Наконец, я рассказал своему помощнику, что наш прямой начальник в Наркоминделе Давид Штерн тоже арестован и, подобно Крестинскому, исчез. Штерн, занимавший пост заведующего отделом Германии и Балканских стран, был немецким писателем-коммунистом, который нашел в Советском Союзе свою новую Родину. Когда его арестовывали, жена и ребенок в слезах рванулись за ним на лестничную площадку, но были избиты милицией. На следующий день их вышвырнули из квартиры, располагавшейся в наркоминделовском доме. Я хорошо знал Штерна. Это был молодой, тридцати пяти лет, талантливый писатель и очень трудолюбивый человек, хотя из-за плохого здоровья он вынужден был проводить много времени в санаториях. Скрываясь из дипломатических соображений под псевдонимом Георг Борн, он написал несколько хорошо документированных и ярких романов антифашистского содержания. Наиболее известные из них: «Записки эсэсовца» и «На службе гестапо». Газета «Правда» высоко отзывалась об этих книгах, которые выходили крупными тиражами в издательстве ЦК ВЛКСМ «Молодая гвардия». А теперь «Правда» поместила статью Заславского о немецком шпионе Георге Борне, «этом гнусном продукте гестапо, который наконец-то разоблачен и должным образом наказан». Заславский не указал настоящее имя Георга Борна, поэтому дипкорпус и журналисты так и не поняли, что эта статья объясняла неожиданное исчезновение видного советского дипломата.

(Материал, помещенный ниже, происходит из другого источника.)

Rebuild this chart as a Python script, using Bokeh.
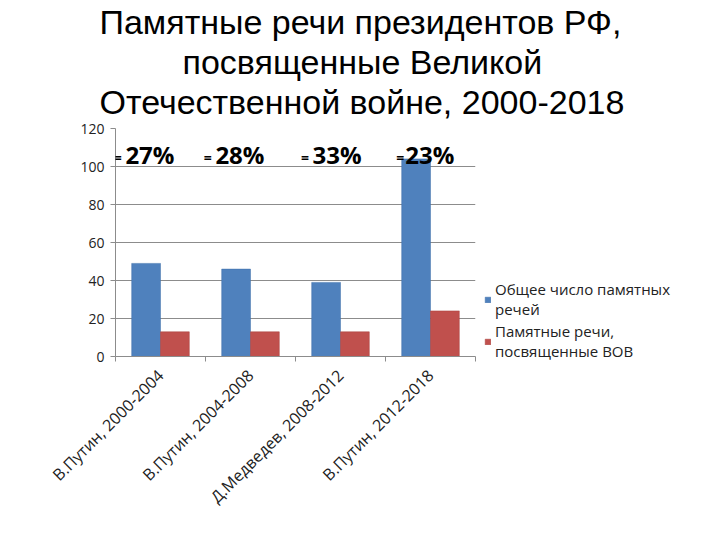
from bokeh.plotting import figure
from bokeh.models import (ColumnDataSource, Range1d, FixedTicker, Label, Legend,
                          LegendItem, Title)
from bokeh.transform import dodge
from bokeh.embed import file_html
from bokeh.resources import INLINE

# ---- data ----
categories = ["В.Путин, 2000-2004", "В.Путин, 2004-2008",
              "Д.Медведев, 2008-2012", "В.Путин, 2012-2018"]
total_speeches = [49, 46, 39, 104]
war_speeches = [13, 13, 13, 24]
percent_labels = ["27%", "28%", "33%", "23%"]
series_names = ["Общее число памятных\nречей", "Памятные речи,\nпосвященные ВОВ"]
title_lines = ["Памятные речи президентов РФ,", "посвященные Великой",
               "Отечественной войне, 2000-2018"]

BLUE = "#4F81BD"
RED = "#C0504D"
GRID = "#8C8C8C"

xpos = [i + 0.5 for i in range(len(categories))]
src = ColumnDataSource(dict(x=xpos, total=total_speeches, war=war_speeches))

p = figure(frame_width=360, frame_height=228, output_backend="svg",
           toolbar_location=None,
           x_range=Range1d(0, len(categories)), y_range=Range1d(0, 120),
           min_border_left=115, min_border_right=245,
           min_border_top=126, min_border_bottom=186)
p.outline_line_color = None
p.background_fill_color = "white"

r1 = p.vbar(x=dodge("x", -0.16), top="total", width=0.32, source=src,
            fill_color=BLUE, line_color="#3F6FA8", line_width=0.5)
r2 = p.vbar(x=dodge("x", 0.16), top="war", width=0.32, source=src,
            fill_color=RED, line_color="#A8403D", line_width=0.5)

# y axis
p.yaxis.ticker = FixedTicker(ticks=[0, 20, 40, 60, 80, 100, 120])
p.yaxis.axis_line_color = GRID
p.yaxis.major_tick_line_color = GRID
p.yaxis.major_tick_out = 5
p.yaxis.major_tick_in = 0
p.yaxis.minor_tick_line_color = None
p.yaxis.major_label_text_font = "Open Sans"
p.yaxis.major_label_text_font_size = "14px"
p.yaxis.major_label_text_color = "#222222"
p.yaxis.major_label_standoff = 6

# x axis: labels at category centres, ticks at boundaries
p.xaxis.ticker = FixedTicker(ticks=xpos,
                             minor_ticks=list(range(len(categories) + 1)))
p.xaxis.major_label_overrides = {x: c for x, c in zip(xpos, categories)}
p.xaxis.major_tick_line_color = None
p.xaxis.minor_tick_line_color = GRID
p.xaxis.minor_tick_out = 5
p.xaxis.minor_tick_in = 0
p.xaxis.axis_line_color = GRID
p.xaxis.major_label_orientation = 0.785398
p.xaxis.major_label_text_font = "Open Sans"
p.xaxis.major_label_text_font_size = "16px"
p.xaxis.major_label_text_color = "#222222"
p.xaxis.major_label_standoff = 10

p.xgrid.grid_line_color = None
p.ygrid.grid_line_color = GRID
p.ygrid.grid_line_width = 1

# title: small spacer + three stacked title panels (first added sits closest
# to the frame); left-aligned with offsets so that each line centres on the page
title_offsets = [-16, 67, -16]
p.add_layout(Title(text=" ", standoff=0, text_font_size="6px",
                   text_line_height=1.0), "above")
for t, off in reversed(list(zip(title_lines, title_offsets))):
    p.add_layout(Title(text=t, align="left", offset=off, standoff=0,
                       text_font="Liberation Sans", text_font_size="34px",
                       text_font_style="normal", text_color="black",
                       text_line_height=0.82), "above")

# percentage annotations
eq_off = [-0.02, -0.02, 0.06, 0.12]
pct_off = [0.11, 0.11, 0.19, 0.22]
for i, txt in enumerate(percent_labels):
    p.add_layout(Label(x=i + eq_off[i], y=104.5, text="=", text_align="left",
                       text_baseline="alphabetic", text_font="Open Sans",
                       text_font_size="14px", text_font_style="bold",
                       text_color="black"))
    p.add_layout(Label(x=i + pct_off[i], y=106.5, text=txt, text_align="left",
                       text_baseline="alphabetic", text_font="Open Sans",
                       text_font_size="24px", text_font_style="bold",
                       text_color="black"))

legend = Legend(items=[LegendItem(label=series_names[0], renderers=[r1]),
                       LegendItem(label=series_names[1], renderers=[r2])],
                location=(9, -5), orientation="vertical",
                background_fill_alpha=0, border_line_color=None,
                label_text_font="Open Sans", label_text_font_size="15px",
                label_text_color="#222222", glyph_width=7, glyph_height=7,
                spacing=2, padding=0, margin=0, label_standoff=4)
p.add_layout(legend, "right")

open("out.html", "w").write(file_html(p, INLINE))
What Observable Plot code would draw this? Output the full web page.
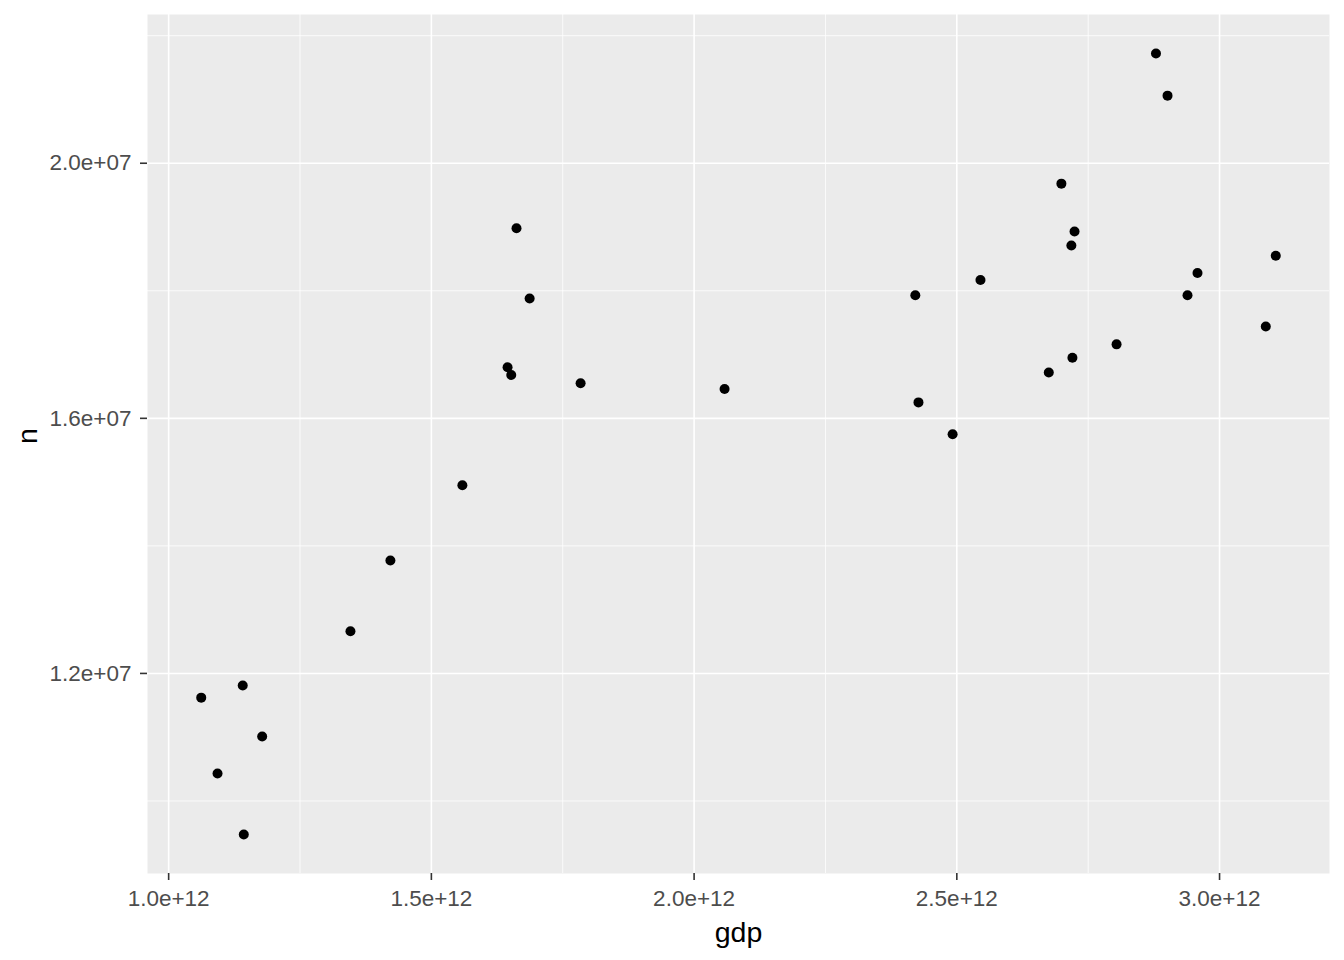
<!DOCTYPE html>
<html>
<head>
<meta charset="utf-8">
<script src="https://cdn.jsdelivr.net/npm/d3@7"></script>
<script src="https://cdn.jsdelivr.net/npm/@observablehq/plot@0.6"></script>
<style>
  html, body { margin: 0; padding: 0; background: white; }
</style>
</head>
<body>
<div id="chart"></div>
<script>
// Data
const gdp = [
  1.141e12, 1.062e12, 1.178e12, 1.093e12, 1.143e12,
  1.662e12, 1.687e12, 1.645e12, 1.652e12, 1.784e12,
  2.058e12, 1.559e12, 1.422e12, 1.346e12, 2.879e12,
  2.901e12, 2.699e12, 2.724e12, 2.718e12, 3.107e12,
  2.958e12, 2.545e12, 2.421e12, 2.939e12, 3.088e12,
  2.804e12, 2.720e12, 2.675e12, 2.427e12, 2.492e12
];
const n = [
  1.181e7, 1.162e7, 1.101e7, 1.043e7, 0.9475e7,
  1.898e7, 1.788e7, 1.680e7, 1.668e7, 1.655e7,
  1.646e7, 1.495e7, 1.377e7, 1.266e7, 2.172e7,
  2.106e7, 1.968e7, 1.893e7, 1.871e7, 1.855e7,
  1.828e7, 1.817e7, 1.793e7, 1.793e7, 1.744e7,
  1.716e7, 1.695e7, 1.672e7, 1.625e7, 1.575e7
];
const xMajor = [1.0e12, 1.5e12, 2.0e12, 2.5e12, 3.0e12];
const xMinor = [1.25e12, 1.75e12, 2.25e12, 2.75e12];
const yMajor = [1.2e7, 1.6e7, 2.0e7];
const yMinor = [1.0e7, 1.4e7, 1.8e7, 2.2e7];
const xTitle = "gdp";
const yTitle = "n";

const points = gdp.map((g, i) => ({gdp: g, n: n[i]}));

function expand(arr, f) {
  const [lo, hi] = d3.extent(arr);
  const pad = (hi - lo) * f;
  return [lo - pad, hi + pad];
}
const fmt = (exp) => (v) => (v / Math.pow(10, exp)).toFixed(1) + "e+" + String(exp).padStart(2, "0");

const chart = Plot.plot({
  width: 1344,
  height: 960,
  marginLeft: 147,
  marginRight: 15,
  marginTop: 14,
  marginBottom: 87,
  style: {
    fontFamily: "'Liberation Sans', Arial, sans-serif",
    fontSize: "22.5px",
    background: "white",
    color: "#4D4D4D"
  },
  x: {domain: expand(gdp, 0.05)},
  y: {domain: expand(n, 0.05)},
  marks: [
    Plot.frame({fill: "#EBEBEB", stroke: null}),
    Plot.ruleX(xMinor, {stroke: "white", strokeWidth: 0.8}),
    Plot.ruleY(yMinor, {stroke: "white", strokeWidth: 0.8}),
    Plot.ruleX(xMajor, {stroke: "white", strokeWidth: 1.6}),
    Plot.ruleY(yMajor, {stroke: "white", strokeWidth: 1.6}),
    Plot.axisX({ticks: xMajor, tickFormat: fmt(12), tickSize: 7, tickPadding: 10,
      stroke: "#333333", strokeWidth: 1.6, fill: "#4D4D4D", label: null}),
    Plot.axisY({ticks: yMajor, tickFormat: fmt(7), tickSize: 7, tickPadding: 9,
      stroke: "#333333", strokeWidth: 1.6, fill: "#4D4D4D", label: null}),
    Plot.text([xTitle], {frameAnchor: "bottom", dy: 59, fill: "black", fontSize: 28.5, lineAnchor: "middle"}),
    Plot.text([yTitle], {frameAnchor: "left", dx: -120, rotate: -90, fill: "black", fontSize: 28.5, lineAnchor: "middle"}),
    Plot.dot(points, {x: "gdp", y: "n", r: 5, fill: "black", stroke: null})
  ]
});
document.getElementById("chart").appendChild(chart);
</script>
</body>
</html>
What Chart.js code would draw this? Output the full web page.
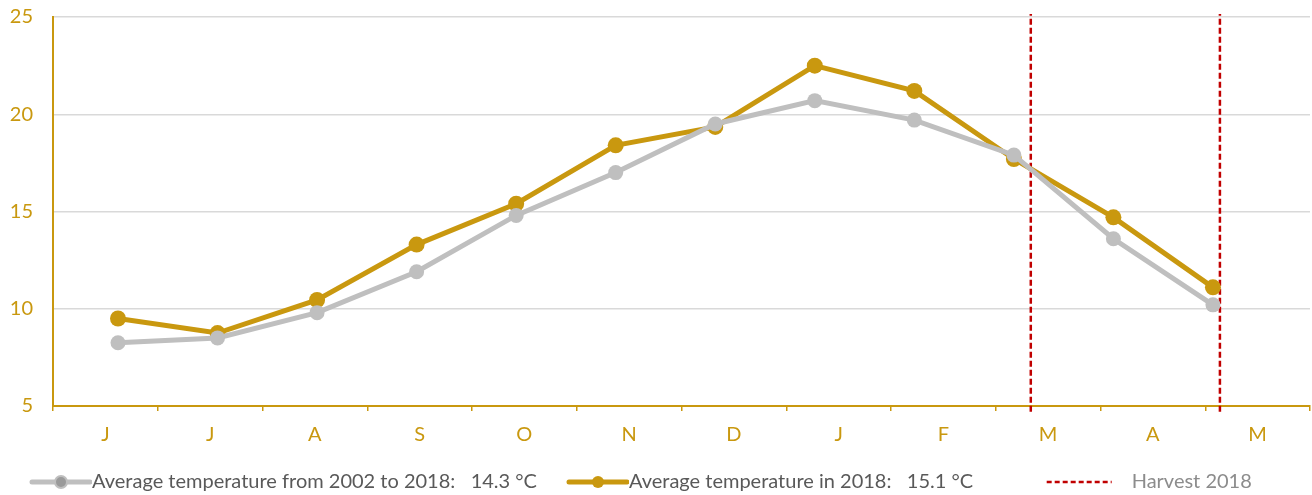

Тысячи людей, во всех правительственных учреждениях, стали жертвами безжалостных чисток. Многих из них я близко знал. Было просто невозможно поверить в те обвинения в измене, которые выдвигала пресса против этих преданных сотрудников. Все это выглядело кошмаром.
Разговаривая со своим, похоже, сочувствующим собеседником, я чувствовал облегчение. Но когда я повернул к своему дому, меня охватило чувство тревоги.
– Мой друг, – сказал я себе, – сегодня ты слишком много говорил. Это вряд ли останется без последствий…
Западня
Спустя несколько дней мой помощник, с которым я так откровенно разговаривал, был срочно вызван в Москву. Мы попрощались в моем кабинете, никак не вспоминая о том памятном для нас разговоре. Но у меня закралась мысль, не попросил ли он сам об этом вызове, чтобы лично доложить о моих настроениях. Вскоре я получил письмо от моего друга из Наркоминдела. Он сообщал, что полпред Кобецкий, которого я замещал, умер в московском госпитале. Я опечатал его стол и запросил, что следует делать с его документами, но ответа от Литвинова не последовало. Затем в один из дней ко мне в кабинет зашел шифровальщик Лукьянов с телеграммой от заместителя Литвинова Потемкина. Он выглядел смущенным.
– Я только что получил личное указание от Потемкина, – сказал он. – Я должен опечатать документы Кобецкого и отправить их в Москву. Что мне делать?..
Это указание должно было направлено только мне как главе дипломатической миссии. Налицо беспрецедентное нарушение установленного порядка, и оно могло быть только сознательным.
– Мы обязаны выполнить указание наркомата, – ответил я.
Было ясно, что Лукьянов, брат которого занимал важный пост в ЦК ВЛКСМ, пользовался у тех, кто следил за нашей лояльностью власти, особым доверием. Потемкин не мог предполагать, что через две недели, по горькой иронии судьбы, высокопоставленный брат Лукьянова будет заключен в тюрьму как «враг народа».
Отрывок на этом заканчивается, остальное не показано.